How do we measure brand awareness in marketing?

Brand awareness can be a little difficult to quantify as its spread is so wide. Billboards with your logo and website are examples of awareness efforts that are extremely hard to measure their impact.

If you have a website set up with Google Analytics and other tracking tools, you can use some of the data available to connect the dots. Site traffic metrics could be the result of brand awareness efforts depending upon your marketing efforts as a whole. With Google Analytics, you can usually get a pretty detailed breakdown of who is using their site, where they are coming from, and what they are looking for.

If you are running pay-per-click ads for brand awareness, you'd likely want to see how many impressions there were for your ad or, the number of people that the ad reached, as a sign of success. Because brand awareness is a wide net of spreading the word about who you are and what you do, clicks and conversions wouldn't necessarily be the best indicator of the success of an awareness campaign.

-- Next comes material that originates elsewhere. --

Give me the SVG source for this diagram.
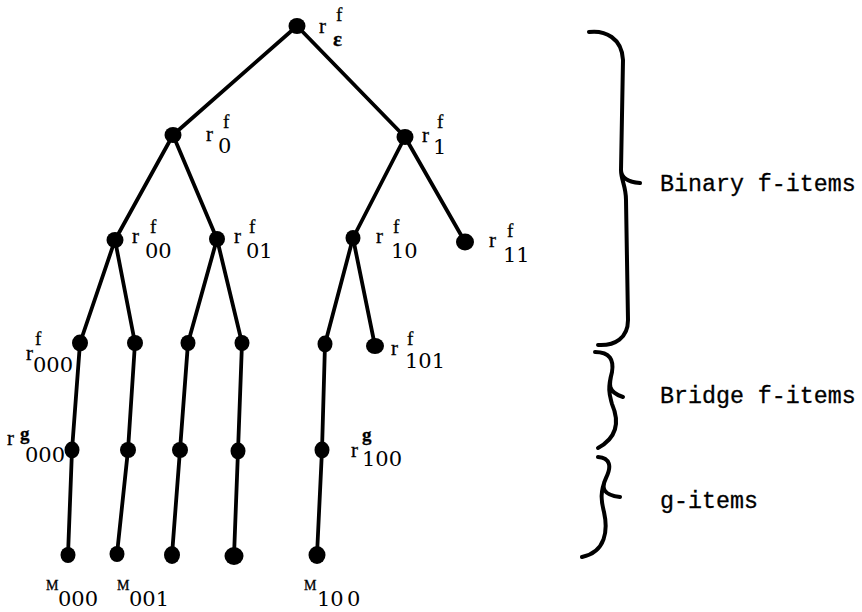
<svg xmlns="http://www.w3.org/2000/svg" width="862" height="612" viewBox="0 0 862 612">
<style>
.e{stroke:#000;stroke-width:3.8;fill:none;stroke-linecap:round}
.d{fill:#000}
.r{font-family:"Liberation Serif",serif;font-size:21px;fill:#000;stroke:#000;stroke-width:0.3}
.s{font-family:"Liberation Serif",serif;font-size:19px;fill:#000;stroke:#000;stroke-width:0.3}
.b{font-family:"DejaVu Serif",serif;font-size:21px;fill:#000}
.m{font-family:"Liberation Serif",serif;font-size:14px;fill:#000;stroke:#000;stroke-width:0.3}
.t{font-family:"Liberation Mono","Courier New",monospace;font-size:23.3px;fill:#000;stroke:#000;stroke-width:0.3}
.br{stroke:#000;stroke-width:4;fill:none;stroke-linecap:round;stroke-linejoin:round}
</style>
<rect width="862" height="612" fill="#fff"/>
<g id="connectors">
<path class="e" d="M297,26 L173,135"/>
<path class="e" d="M297,26 L405,137"/>
<path class="e" d="M173,135 L115,240"/>
<path class="e" d="M173,135 L217,239"/>
<path class="e" d="M405,137 L353,238"/>
<path class="e" d="M405,137 L465,242"/>
<path class="e" d="M115,240 L80,343"/>
<path class="e" d="M115,240 L135,343"/>
<path class="e" d="M217,239 L188,343"/>
<path class="e" d="M217,239 L242,343"/>
<path class="e" d="M353,238 L325,344"/>
<path class="e" d="M353,238 L375,346"/>
<path class="e" d="M80,343 L72,450 L68,555"/>
<path class="e" d="M135,343 L128,450 L117,554"/>
<path class="e" d="M188,343 L180,450 L172,555"/>
<path class="e" d="M242,343 L238,451 L234,556"/>
<path class="e" d="M325,344 L322,450 L317,555"/>
</g>
<g id="n-root"><ellipse class="d" cx="297" cy="26" rx="8.5" ry="8"/><text class="r" x="319" y="33">r</text><text class="s" x="336" y="21">f</text><text class="r" x="333" y="46" font-weight="bold" font-size="22">ε</text></g>
<g id="n-0"><ellipse class="d" cx="173" cy="135" rx="8.5" ry="8"/><text class="r" x="206" y="141">r</text><text class="s" x="223" y="128">f</text><text class="b" x="218" y="153">0</text></g>
<g id="n-1"><ellipse class="d" cx="405" cy="137" rx="8.5" ry="8"/><text class="r" x="422" y="142">r</text><text class="s" x="437" y="128">f</text><text class="b" x="433" y="154">1</text></g>
<g id="n-00"><ellipse class="d" cx="115" cy="240" rx="8.5" ry="8"/><text class="r" x="132" y="243">r</text><text class="s" x="150" y="233">f</text><text class="b" x="145" y="258">00</text></g>
<g id="n-01"><ellipse class="d" cx="217" cy="239" rx="8" ry="8"/><text class="r" x="234" y="243">r</text><text class="s" x="249" y="233">f</text><text class="b" x="246" y="258">01</text></g>
<g id="n-10"><ellipse class="d" cx="353" cy="238" rx="7.5" ry="8"/><text class="r" x="376" y="243">r</text><text class="s" x="393" y="233">f</text><text class="b" x="391" y="258">10</text></g>
<g id="n-11"><ellipse class="d" cx="465" cy="242" rx="9" ry="8.5"/><text class="r" x="489" y="247">r</text><text class="s" x="507" y="237">f</text><text class="b" x="503" y="262">11</text></g>
<g id="n-000"><ellipse class="d" cx="80" cy="343" rx="8" ry="8.5"/><text class="s" x="35" y="345">f</text><text class="r" x="26" y="360">r</text><text class="b" x="33" y="372">000</text></g>
<g id="n-001"><ellipse class="d" cx="135" cy="343" rx="8" ry="8"/></g>
<g id="n-010"><ellipse class="d" cx="188" cy="343" rx="7.5" ry="8"/></g>
<g id="n-011"><ellipse class="d" cx="242" cy="343" rx="7.5" ry="8"/></g>
<g id="n-100"><ellipse class="d" cx="325" cy="344" rx="7.5" ry="8.5"/></g>
<g id="n-101"><ellipse class="d" cx="375" cy="346" rx="9" ry="8"/><text class="r" x="391" y="355">r</text><text class="s" x="407" y="345">f</text><text class="b" x="405" y="368">101</text></g>
<g id="g-000"><ellipse class="d" cx="72" cy="450" rx="7.5" ry="8.5"/><text class="r" x="7" y="445">r</text><text class="s" x="20" y="440" font-weight="bold">g</text><text class="b" x="25" y="462">000</text></g>
<g id="g-001"><ellipse class="d" cx="128" cy="450" rx="8" ry="8"/></g>
<g id="g-010"><ellipse class="d" cx="180" cy="450" rx="8" ry="8"/></g>
<g id="g-011"><ellipse class="d" cx="238" cy="451" rx="7.5" ry="8.5"/></g>
<g id="g-100"><ellipse class="d" cx="322" cy="450" rx="7.5" ry="8.5"/><text class="s" x="362" y="441" font-weight="bold">g</text><text class="r" x="351" y="457">r</text><text class="b" x="362" y="466">100</text></g>
<g id="m-000"><ellipse class="d" cx="68" cy="555" rx="7.5" ry="8"/><text class="m" x="46" y="590">M</text><text class="b" x="58" y="606">000</text></g>
<g id="m-001"><ellipse class="d" cx="117" cy="554" rx="7.5" ry="8"/><text class="m" x="117" y="590">M</text><text class="b" x="129" y="606">001</text></g>
<g id="m-010"><ellipse class="d" cx="172" cy="555" rx="8" ry="9"/></g>
<g id="m-011"><ellipse class="d" cx="234" cy="556" rx="9.5" ry="9"/></g>
<g id="m-100"><ellipse class="d" cx="317" cy="555" rx="8.5" ry="9"/><text class="m" x="304" y="590">M</text><text class="b" x="317" y="606">10</text><text class="b" x="347" y="606">0</text></g>
<g id="brace-binary">
<path class="br" d="M589,32 C605,30 622,38 623,60 L621,170 C621,178 628,182 640,183 M621,170 C621,180 626,186 626,200 L628,320 C628,338 615,346 598,345"/>
<text class="t" x="660" y="191">Binary f-items</text>
</g>
<g id="brace-bridge">
<path class="br" d="M595,352 C610,352 614,360 612,372 C609,384 607,392 623,397 M612,372 C607,390 610,396 612,404 C618,418 620,436 598,448"/>
<text class="t" x="660" y="403">Bridge f-items</text>
</g>
<g id="brace-g">
<path class="br" d="M598,457 C610,458 612,466 606,478 C601,488 603,495 620,497 M606,478 C600,492 601,500 604,512 C608,530 606,552 582,557"/>
<text class="t" x="660" y="508">g-items</text>
</g>
</svg>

On social media, your efforts could be measured by how many people your post reached, the number of shares, the number of likes, or the number of followers. Again, having 200k likes or followers may not be indicative at all of the numbers of active customers you have– it does mean that your brand message has the potential to reach at least that many people with your efforts.

It can be a hard bargain to get CFOs and those in higher-standing positions to understand the value of awareness efforts. Many want to see results and sales, fast. Those are great goals and tactics to consider, but sometimes users just need to be educated and nurtured a little bit in order to feel confident in giving you their business. The lack of measurable results does not mean that branding does not matter by any means.

The final stages of the funnel—loyalty, and advocacy—are the fruits of your brand marketing efforts. When you turn a customer into a repeat customer and then into a promoter, you can rest assured knowing that you've done your job (and your brand!) right.